There is a scientific way of measuring prosperity that, while not fully descriptive, is useful in comparing the standard of living across countries. This is called the GDP per capita measure. This is simply calculated by dividing the nominal GDP in a common currency, say US dollars, by the total number of people in the country. This gives the average amount of income that each member of the population potentially has access to. In other words, the more money each individual is able to access the higher the potential standard of living.
This is a useful means of comparing economic wellbeing--that is, prosperity-- across countries. For instance, the GDP per capita in the US is around $25,000 while in Mexico it is around $7000. It stands to reason that by and large, the standard of living in the US is higher than the standard of living in Mexico. This same logic can be used to compare the standard of living between any countries.
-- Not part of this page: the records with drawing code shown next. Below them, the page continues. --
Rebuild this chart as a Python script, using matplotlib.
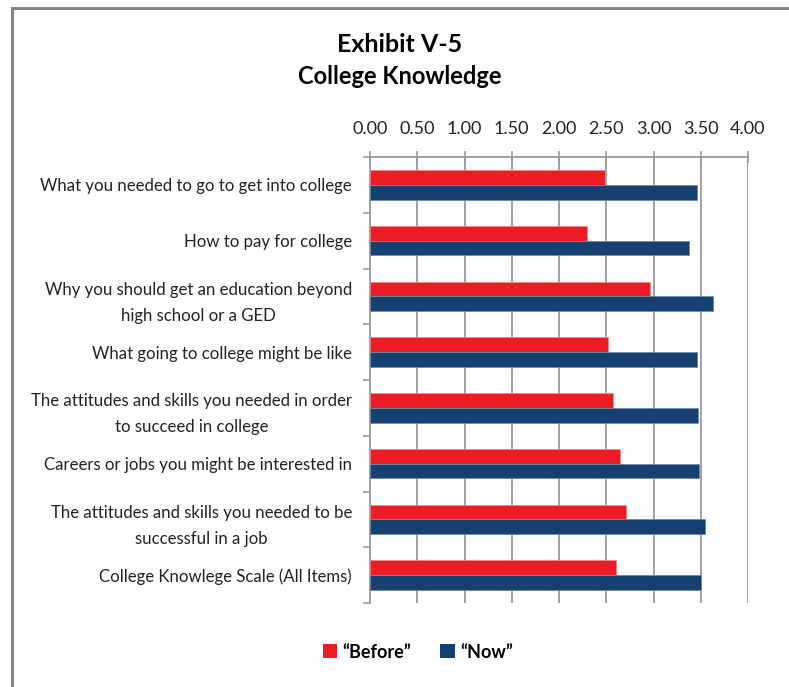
import matplotlib.pyplot as plt
import numpy as np
from matplotlib.patches import Patch, Rectangle

plt.rcParams['font.family'] = ['Lato', 'DejaVu Sans']

categories = [
    'What you needed to go to get into college',
    'How to pay for college',
    'Why you should get an education beyond\nhigh school or a GED',
    'What going to college might be like',
    'The attitudes and skills you needed in order\nto succeed in college',
    'Careers or jobs you might be interested in',
    'The attitudes and skills you needed to be\nsuccessful in a job',
    'College Knowlege Scale (All Items)',
]
before = [2.49, 2.30, 2.96, 2.52, 2.57, 2.65, 2.71, 2.60]
now = [3.46, 3.38, 3.63, 3.46, 3.47, 3.48, 3.55, 3.50]
xticks = [0, 0.5, 1.0, 1.5, 2.0, 2.5, 3.0, 3.5, 4.0]

red = '#ED1C24'
blue = '#15406F'
grey = '#9A9A9A'

fig = plt.figure(figsize=(7.89, 6.87), dpi=100)
ax = fig.add_axes([370 / 789, 1 - 603 / 687, 378 / 789, 446 / 687])

# outer frame (only left and top edges fall inside the picture)
fig.patches.append(Rectangle((12 / 789, -0.1), 1.2, 1.1 - 8 / 687,
                             transform=fig.transFigure, fill=False,
                             edgecolor='#858585', linewidth=2.2))

y = np.arange(len(categories))
h = 0.265
ax.barh(y - h / 2, before, h, color=red, edgecolor='#F2868A', linewidth=0.6, zorder=3)
ax.barh(y + h / 2, now, h, color=blue, edgecolor='#6E87A8', linewidth=0.6, zorder=3)

ax.set_xlim(0, 4.0)
ax.set_ylim(len(categories) - 0.5, -0.5)
ax.set_xticks(xticks)
ax.set_xticklabels([f'{v:.2f}' for v in xticks], fontsize=13, color='#222222')
ax.xaxis.tick_top()
ax.tick_params(axis='x', direction='inout', length=9, width=1.2, color=grey, pad=10)
ax.grid(axis='x', color=grey, linewidth=1.3, zorder=0)

ax.set_yticks(y)
ax.set_yticklabels(categories, fontsize=12.1, color='#222222',
                   multialignment='center', linespacing=1.75)
ax.set_yticks(np.arange(len(categories) + 1) - 0.5, minor=True)
ax.tick_params(axis='y', which='major', length=0, pad=13)
ax.tick_params(axis='y', which='minor', length=5, width=1.2, color=grey, direction='out')

for s in ['right', 'bottom']:
    ax.spines[s].set_visible(False)
for s in ['top', 'left']:
    ax.spines[s].set_color(grey)
    ax.spines[s].set_linewidth(1.3)

fig.text(400 / 789, 1 - 45 / 687, 'Exhibit V-5', ha='center', va='center',
         fontsize=18, fontweight='bold')
fig.text(400 / 789, 1 - 76 / 687, 'College Knowledge', ha='center', va='center',
         fontsize=17, fontweight='bold')

handles = [Patch(facecolor=red), Patch(facecolor=blue)]
fig.legend(handles, ['\u201cBefore\u201d', '\u201cNow\u201d'], loc='center',
           bbox_to_anchor=(418 / 789, 1 - 652 / 687), ncol=2, frameon=False,
           prop={'weight': 'bold', 'size': 13}, handlelength=0.8, handleheight=0.8,
           handletextpad=0.3, columnspacing=1.6)

fig.savefig('out.png', dpi=100, facecolor='white')
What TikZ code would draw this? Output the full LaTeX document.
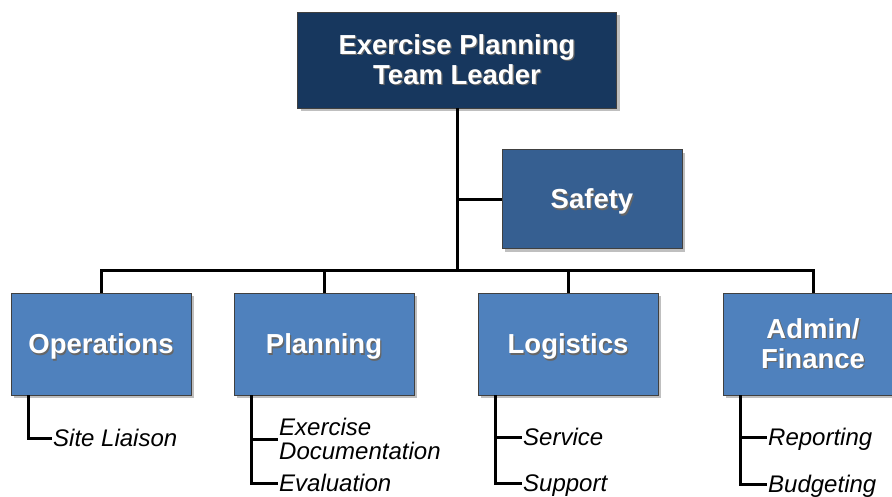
\documentclass[tikz,border=0pt]{standalone}
\usepackage{fontspec}
\setmainfont{Liberation Sans}
\usepackage{tikz}
\usetikzlibrary{positioning, calc, shadows}

\definecolor{leadblue}{HTML}{17375E}
\definecolor{safetyblue}{HTML}{365F91}
\definecolor{unitblue}{HTML}{4F81BD}
\newcommand{\shd}[1]{\leavevmode\rlap{\kern1.3pt\raisebox{-1.3pt}{\color{black!60}#1}}#1}

\begin{document}
\begin{tikzpicture}[x=1pt, y=-1pt,
    unit/.style={draw=black!75, line width=0.8pt, fill=unitblue, text=white,
                 minimum width=180pt, minimum height=102pt, align=center, inner sep=0pt,
                 font=\fontsize{27.5}{30}\selectfont\bfseries,
                 drop shadow={shadow xshift=3pt, shadow yshift=-3pt, fill=black!50, opacity=0.5}},
    oneline/.style={text height=19.7pt, text depth=0pt},
    link/.style={line width=3pt, black},
    itemtxt/.style={anchor=west, inner sep=1pt, align=left,
                    font=\fontsize{24}{23.5}\selectfont\itshape},
    item/.style={itemtxt, text height=17.2pt, text depth=0pt},
]
\useasboundingbox (0,0) rectangle (892,496);

% --- Boxes: leader on top, safety to the side, four sections in a row ---
\node[unit, fill=leadblue, minimum width=319pt, minimum height=96pt] (lead) at (457,60)
     {\shd{Exercise Planning}\\\shd{Team Leader}};
\node[unit, oneline, fill=safetyblue, minimum height=99pt] (safety) at (592,199) {\shd{Safety}};
\node[unit, oneline] (ops)   at (101,344) {\shd{Operations}};
\node[unit, oneline] (plan)  at (324,344) {\shd{Planning}};
\node[unit, oneline] (logi)  at (568,344) {\shd{Logistics}};
\node[unit] (admin) at (813,344) {\shd{Admin/}\\\shd{Finance}};

% --- Sub-items ---
\coordinate (opsstem)   at ($(ops.south west)+(18,0)$);
\coordinate (planstem)  at ($(plan.south west)+(18,0)$);
\coordinate (logistem)  at ($(logi.south west)+(18,0)$);
\coordinate (adminstem) at ($(admin.south west)+(18,0)$);

\node[item] (liaison)   at (52,438)  {Site Liaison};
\node[itemtxt] (docs)   at (278,439) {Exercise\\Documentation};
\node[item] (evaluation) at (278,483) {Evaluation};
\node[item] (service)   at (522,437) {Service};
\node[item] (support)   at (522,483) {Support};
\node[item] (reporting) at (767,437) {Reporting};
\node[item] (budgeting) at (767,484) {Budgeting};

% ===================== EDGES =====================

% Leader -> bus
\coordinate (bus) at (457,270);
\draw[link] (lead.south) -- (bus);

% Bus -> the four sections
\draw[link] (ops.north) |- (bus) -| (admin.north);
\draw[link] (plan.north) -- (plan.north |- bus);
\draw[link] (logi.north) -- (logi.north |- bus);

% Trunk -> Safety
\draw[link] (safety.west) -- (safety.west -| lead.south);

% Sections -> sub-items
\draw[link] (opsstem) |- (liaison.west);
\draw[link] (planstem) |- (evaluation.west);
\draw[link] (planstem |- docs.west) -- (docs.west);
\draw[link] (logistem) |- (support.west);
\draw[link] (logistem |- service.west) -- (service.west);
\draw[link] (adminstem) |- (budgeting.west);
\draw[link] (adminstem |- reporting.west) -- (reporting.west);

\end{tikzpicture}
\end{document}
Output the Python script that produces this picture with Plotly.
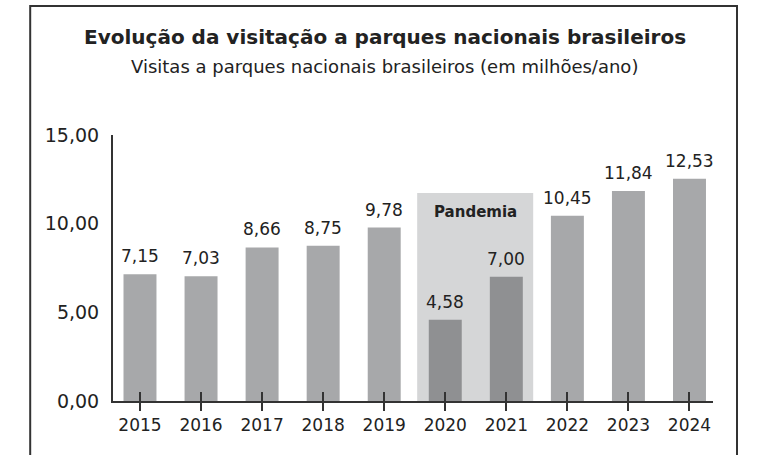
import plotly.graph_objects as go

anos = ["2015", "2016", "2017", "2018", "2019", "2020", "2021", "2022", "2023", "2024"]
visitas = [7.15, 7.03, 8.66, 8.75, 9.78, 4.58, 7.00, 10.45, 11.84, 12.53]
pandemia = ["2020", "2021"]
y_ticks = [0, 5, 10, 15]
y_tick_labels = ["0,00", "5,00", "10,00", "15,00"]

FONT = "DejaVu Sans"
TXT = "#222222"

pos = list(range(len(anos)))
cores = ["#8f9092" if a in pandemia else "#a7a8aa" for a in anos]
rotulos = [f"{v:.2f}".replace(".", ",") for v in visitas]

fig = go.Figure()

# faixa da pandemia
idx_p = [anos.index(a) for a in pandemia]
fig.add_shape(type="rect", xref="x", yref="y",
              x0=min(idx_p) - 0.46, x1=max(idx_p) + 0.44, y0=0, y1=11.73,
              fillcolor="#d5d6d7", line_width=0, layer="below")
fig.add_annotation(x=(min(idx_p) + max(idx_p)) / 2, y=10.66, text="<b>Pandemia</b>",
                   showarrow=False, font=dict(family=FONT, size=15, color=TXT))

fig.add_trace(go.Bar(x=pos, y=visitas, width=0.54, marker_color=cores,
                     marker_line_width=0, hoverinfo="skip"))

for p, v, r in zip(pos, visitas, rotulos):
    fig.add_annotation(x=p, y=v, text=r, showarrow=False, yanchor="bottom", yshift=6,
                       font=dict(family=FONT, size=17, color=TXT))

# titulo e subtitulo
fig.add_annotation(xref="paper", yref="paper", x=0.453, y=1.368, yanchor="middle",
                   text="<b>Evolução da visitação a parques nacionais brasileiros</b>",
                   showarrow=False, font=dict(family=FONT, size=20, color=TXT))
fig.add_annotation(xref="paper", yref="paper", x=0.453, y=1.256, yanchor="middle",
                   text="Visitas a parques nacionais brasileiros (em milhões/ano)",
                   showarrow=False, font=dict(family=FONT, size=18, color=TXT))

# moldura
fig.add_shape(type="path", xref="paper", yref="paper",
              path="M -0.138 -0.3 L -0.138 1.485 L 1.04 1.485 L 1.04 -0.3",
              line=dict(color="#333333", width=2))

fig.update_layout(
    width=764, height=455,
    margin=dict(l=113, r=51, t=135, b=54),
    paper_bgcolor="white", plot_bgcolor="white",
    showlegend=False,
    font=dict(family=FONT, color=TXT),
    xaxis=dict(range=[-0.442, 9.385], tickvals=pos, ticktext=anos,
               showline=True, linecolor="#333333", linewidth=2,
               ticks="outside", ticklen=8, tickwidth=2, tickcolor="#333333",
               showgrid=False, zeroline=False,
               tickfont=dict(family=FONT, size=17, color=TXT)),
    xaxis2=dict(range=[-0.442, 9.385], tickvals=pos, overlaying="x",
                ticks="inside", ticklen=9, tickwidth=2, tickcolor="#333333",
                showticklabels=False, showgrid=False, zeroline=False, side="bottom"),
    yaxis=dict(range=[0, 15], tickvals=y_ticks, ticktext=y_tick_labels,
               showline=True, linecolor="#333333", linewidth=2,
               ticks="", showgrid=False, zeroline=False, ticklabelstandoff=8,
               tickfont=dict(family=FONT, size=19, color=TXT)),
)

fig.add_trace(go.Scatter(x=[0], y=[0], xaxis="x2", mode="markers",
                         marker=dict(opacity=0), hoverinfo="skip"))

fig.write_html("out.html", config={"displayModeBar": False},
               post_script="document.body.style.margin='0';")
As mentioned earlier, the GDP per capita measure is the nominal GDP divided by the population. Thus, for a give amount of output, a country with a smaller population will have a higher standard of living than a country with a larger population. This is a problem often encountered in countries with very low GDP per capita measures of the standard of living. When GDP grows slowly and the population increases rapidly, the GDP per capita and thus the standard of living tends to decline over time. Thus, a major way of increasing the standard of living in a country is to control the population growth rate and thus increase the GDP per capita.